Dodgers facing MLB mandate to cut hundreds of millions in debt
The Los Angeles Dodgers will need to balance their books in order to avoid breaking Major League Baseball rules regarding their outstanding debt.
Under current MLB guidelines, teams are given five years following an ownership change to comply with the debt service rule, though the club is now believed to be in hundreds of millions of debt, according to the Los Angeles Times' Bill Shaikin. Since being purchased in 2012 by Guggenheim Baseball Management for $2.15 billion, the Dodgers spent wildly and never turned a profit in the following three seasons, including their record-breaking $300 million in payroll in 2015.
Thanks in part to their improved farm system, the club expects to bring that number down to the $200-million mark in 2018, but commissioner Rob Manfred doesn't expect that compliance to hinder their on-field product.

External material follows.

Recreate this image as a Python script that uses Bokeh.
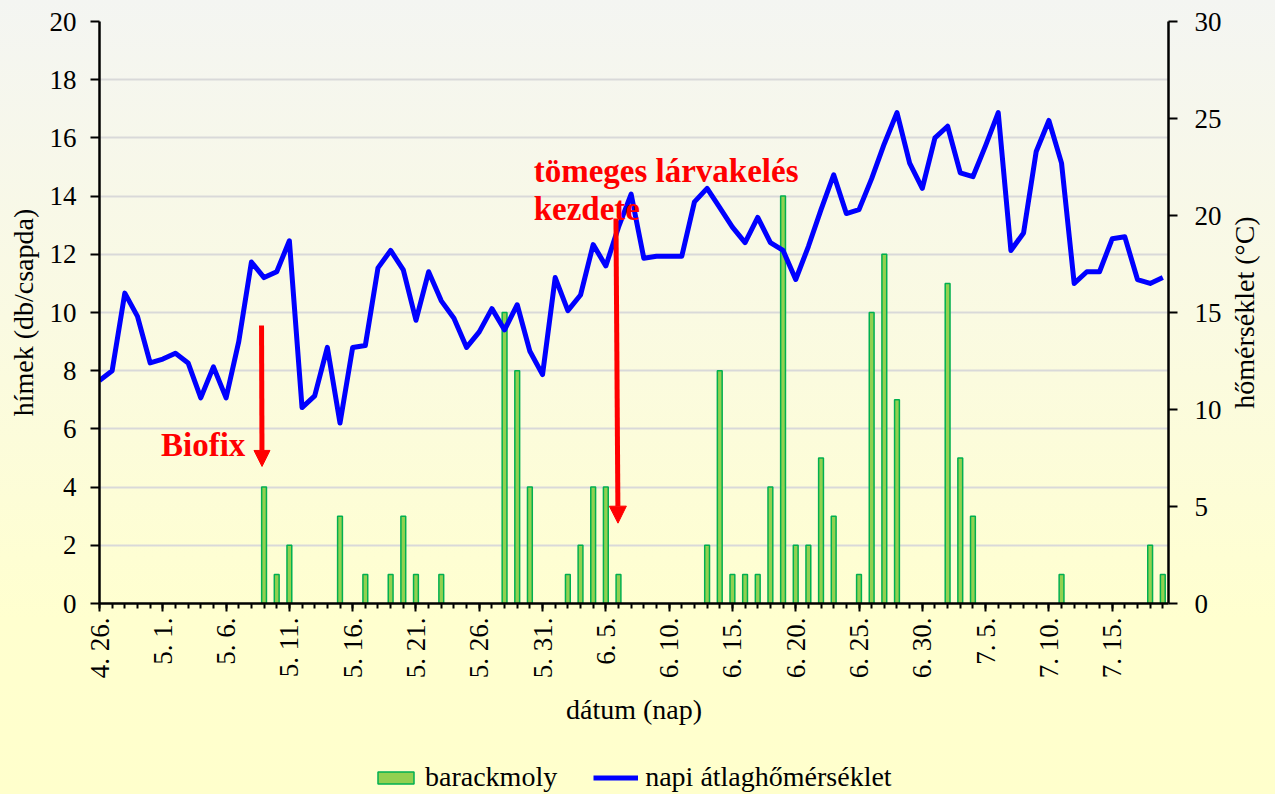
from math import pi
from bokeh.plotting import figure
from bokeh.layouts import column, row
from bokeh.models import (Range1d, LinearAxis, FixedTicker, ColumnDataSource, Legend,
                          LegendItem, Label, Arrow, NormalHead)
from bokeh.embed import file_html
from bokeh.resources import INLINE

# ---------------- data ----------------
tick_days = [0, 5, 10, 15, 20, 25, 30, 35, 40, 45, 50, 55, 60, 65, 70, 75, 80]
tick_labels = ["4. 26.", "5. 1.", "5. 6.", "5. 11.", "5. 16.", "5. 21.", "5. 26.", "5. 31.",
               "6. 5.", "6. 10.", "6. 15.", "6. 20.", "6. 25.", "6. 30.", "7. 5.", "7. 10.",
               "7. 15."]

# daily mean temperature (°C), 4.26. .. 7.19.
temperature = [11.5, 12.0, 16.0, 14.8, 12.4, 12.6, 12.9, 12.4, 10.6, 12.2,
               10.6, 13.5, 17.6, 16.8, 17.1, 18.7, 10.1, 10.7, 13.2, 9.3,
               13.2, 13.3, 17.3, 18.2, 17.2, 14.6, 17.1, 15.6, 14.7, 13.2,
               14.0, 15.2, 14.1, 15.4, 13.0, 11.8, 16.8, 15.1, 15.9, 18.5,
               17.4, 19.4, 21.1, 17.8, 17.9, 17.9, 17.9, 20.7, 21.4, 20.4,
               19.4, 18.6, 19.9, 18.6, 18.2, 16.7, 18.4, 20.3, 22.1, 20.1,
               20.3, 21.9, 23.7, 25.3, 22.7, 21.4, 24.0, 24.6, 22.2, 22.0,
               23.6, 25.3, 18.2, 19.1, 23.3, 24.9, 22.7, 16.5, 17.1, 17.1,
               18.8, 18.9, 16.7, 16.5, 16.8]

# male moths per trap (barackmoly)
moths = [0, 0, 0, 0, 0, 0, 0, 0, 0, 0,
         0, 0, 0, 4, 1, 2, 0, 0, 0, 3,
         0, 1, 0, 1, 3, 1, 0, 1, 0, 0,
         0, 0, 10, 8, 4, 0, 0, 1, 2, 4,
         4, 1, 0, 0, 0, 0, 0, 0, 2, 8,
         1, 1, 1, 4, 14, 2, 2, 5, 3, 0,
         1, 10, 12, 7, 0, 0, 0, 11, 5, 3,
         0, 0, 0, 0, 0, 0, 1, 0, 0, 0,
         0, 0, 0, 2, 1]

days = list(range(len(temperature)))
left_ticks = [0, 2, 4, 6, 8, 10, 12, 14, 16, 18, 20]
right_ticks = [0, 5, 10, 15, 20, 25, 30]

FONT = "Liberation Serif"
RED = "#FF0000"
BAR_FILL = "#92D050"
BAR_LINE = "#00B050"
LINE_COLOR = "#0000FF"
NAN = float("nan")

bar_src = ColumnDataSource(dict(
    day=[d for d, v in zip(days, moths) if v > 0],
    count=[v for v in moths if v > 0],
))
line_src = ColumnDataSource(dict(day=days, temp=temperature))

# page geometry: frame spans x 99..1168, y 21..603
W_TOTAL = 1275
W_RT = 45                      # strip holding the right axis title
W_MAIN = W_TOTAL - W_RT
H_MAIN = 752
H_LEG = 42
FR_L, FR_R, FR_T, FR_B = 99, 1168, 21, 603

p = figure(width=W_MAIN, height=H_MAIN, output_backend="svg", toolbar_location=None,
           x_range=Range1d(0, 84.45), y_range=Range1d(0, 20),
           min_border_left=FR_L, min_border_right=W_MAIN - FR_R,
           min_border_top=FR_T, min_border_bottom=H_MAIN - FR_B,
           background_fill_color=None, border_fill_color=None,
           outline_line_color=None)
p.extra_y_ranges = {"temp": Range1d(0, 30)}

# grid
p.xgrid.grid_line_color = None
p.ygrid.ticker = FixedTicker(ticks=left_ticks)
p.ygrid.grid_line_color = "#D9D9D9"
p.ygrid.grid_line_width = 2


def style_axis(ax):
    ax.axis_line_color = "black"
    ax.axis_line_width = 2.5
    ax.major_tick_line_color = "black"
    ax.major_tick_line_width = 2
    ax.major_tick_in = 0
    ax.major_tick_out = 9
    ax.minor_tick_line_color = None
    ax.major_label_text_font = FONT
    ax.major_label_text_font_size = "27px"
    ax.major_label_text_color = "black"
    ax.axis_label_text_font = FONT
    ax.axis_label_text_font_size = "28px"
    ax.axis_label_text_font_style = "normal"
    ax.axis_label_text_color = "black"


# x axis
xa = p.xaxis[0]
style_axis(xa)
xa.ticker = FixedTicker(ticks=tick_days, minor_ticks=days)
xa.major_label_overrides = {d: l for d, l in zip(tick_days, tick_labels)}
xa.major_label_orientation = pi / 2
xa.major_tick_out = 8
xa.minor_tick_line_color = "black"
xa.minor_tick_line_width = 2
xa.minor_tick_in = 0
xa.minor_tick_out = 5
xa.major_label_standoff = 6
xa.axis_label = "dátum (nap)"
xa.axis_label_standoff = 13

# left axis
ya = p.yaxis[0]
style_axis(ya)
ya.ticker = FixedTicker(ticks=left_ticks)
ya.major_label_standoff = 14
ya.axis_label = "hímek (db/csapda)"
ya.axis_label_standoff = 8

# right axis
ra = LinearAxis(y_range_name="temp", ticker=FixedTicker(ticks=right_ticks))
style_axis(ra)
ra.major_label_standoff = 17
p.add_layout(ra, "right")

# bars and line
bars = p.vbar(x="day", top="count", width=0.38, source=bar_src,
              fill_color=BAR_FILL, line_color=BAR_LINE, line_width=1.5)
line = p.line(x="day", y="temp", source=line_src, y_range_name="temp",
              line_color=LINE_COLOR, line_width=5, line_join="round")

# annotations
p.add_layout(Label(x=4.86, y=5.43, text="Biofix", text_font=FONT,
                   text_font_size="33px", text_font_style="bold", text_color=RED,
                   text_align="left", text_baseline="alphabetic"))
p.add_layout(Arrow(end=NormalHead(size=16, fill_color=RED, line_color=RED, line_width=1),
                   x_start=12.8, y_start=9.55, x_end=12.84, y_end=4.71,
                   line_color=RED, line_width=5))
p.add_layout(Label(x=34.3, y=14.86, text="tömeges lárvakelés", text_font=FONT,
                   text_font_size="33px", text_font_style="bold", text_color=RED,
                   text_align="left", text_baseline="alphabetic"))
p.add_layout(Label(x=34.3, y=13.54, text="kezdete", text_font=FONT,
                   text_font_size="33px", text_font_style="bold", text_color=RED,
                   text_align="left", text_baseline="alphabetic"))
p.add_layout(Arrow(end=NormalHead(size=17, fill_color=RED, line_color=RED, line_width=1),
                   x_start=40.8, y_start=13.23, x_end=40.96, y_end=2.76,
                   line_color=RED, line_width=5))

# right-hand strip carrying the temperature axis title (bottom-to-top)
pr = figure(width=W_RT, height=H_MAIN, output_backend="svg", toolbar_location=None,
            x_range=Range1d(0, 1), y_range=Range1d(0, 1),
            x_axis_location=None, y_axis_location=None,
            min_border_left=0, min_border_right=0,
            min_border_top=FR_T, min_border_bottom=H_MAIN - FR_B,
            background_fill_color=None, border_fill_color=None,
            outline_line_color=None)
pr.xgrid.grid_line_color = None
pr.ygrid.grid_line_color = None
pr.add_layout(Label(x=(1244 - W_MAIN) / W_RT, y=0.5, text="hőmérséklet (°C)",
                    angle=pi / 2, text_align="center", text_baseline="middle",
                    text_font=FONT, text_font_size="28px", text_color="black"))

# legend strip below the chart (same series styles, sample glyphs have no position)
pl = figure(width=W_TOTAL, height=H_LEG, output_backend="svg", toolbar_location=None,
            x_range=Range1d(0, 1), y_range=Range1d(0, 1),
            x_axis_location=None, y_axis_location=None,
            min_border_left=FR_L, min_border_right=W_TOTAL - FR_R,
            min_border_top=0, min_border_bottom=0,
            background_fill_color=None, border_fill_color=None,
            outline_line_color=None)
pl.xgrid.grid_line_color = None
pl.ygrid.grid_line_color = None
leg_bar = pl.vbar(x=[NAN], top=[NAN], width=0.38, fill_color=BAR_FILL,
                  line_color=BAR_LINE, line_width=1.5)
leg_line = pl.line(x=[NAN, NAN], y=[NAN, NAN], line_color=LINE_COLOR, line_width=5)
legend = Legend(items=[LegendItem(label="barackmoly", renderers=[leg_bar]),
                       LegendItem(label="napi átlaghőmérséklet", renderers=[leg_line])],
                location=(373 - FR_L, 1), orientation="horizontal",
                background_fill_alpha=0, border_line_color=None,
                label_text_font=FONT, label_text_font_size="28px",
                label_text_color="black",
                glyph_width=45, glyph_height=15, label_standoff=7, spacing=36,
                padding=0, margin=0)
pl.add_layout(legend)

layout = column(row(p, pr, spacing=0), pl, spacing=0)
layout.styles = {"background": "linear-gradient(to bottom, #F4F5F2 0%, #FAFAE2 40%, #FFFFCF 78%, #FFFFCC 100%)"}

open("out.html", "w").write(file_html(layout, INLINE))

"I think the Dodgers will be in a position that they can comply with our expectations in terms of the debt service rule, without any dramatic alteration in the kind of product they have been putting on the field," Manfred said, according to Shaikin.
Though they will need to reduce spending, the Dodgers have been consistently competitive under the new ownership, having won the NL West division title four times since 2012.
"They're doing what they can to set the team up for the future," Ron Fowler, executive chairman of the San Diego Padres, told Shaikin. "Do I like it as a competitor? No. Do they have the right to do it? Absolutely, yes."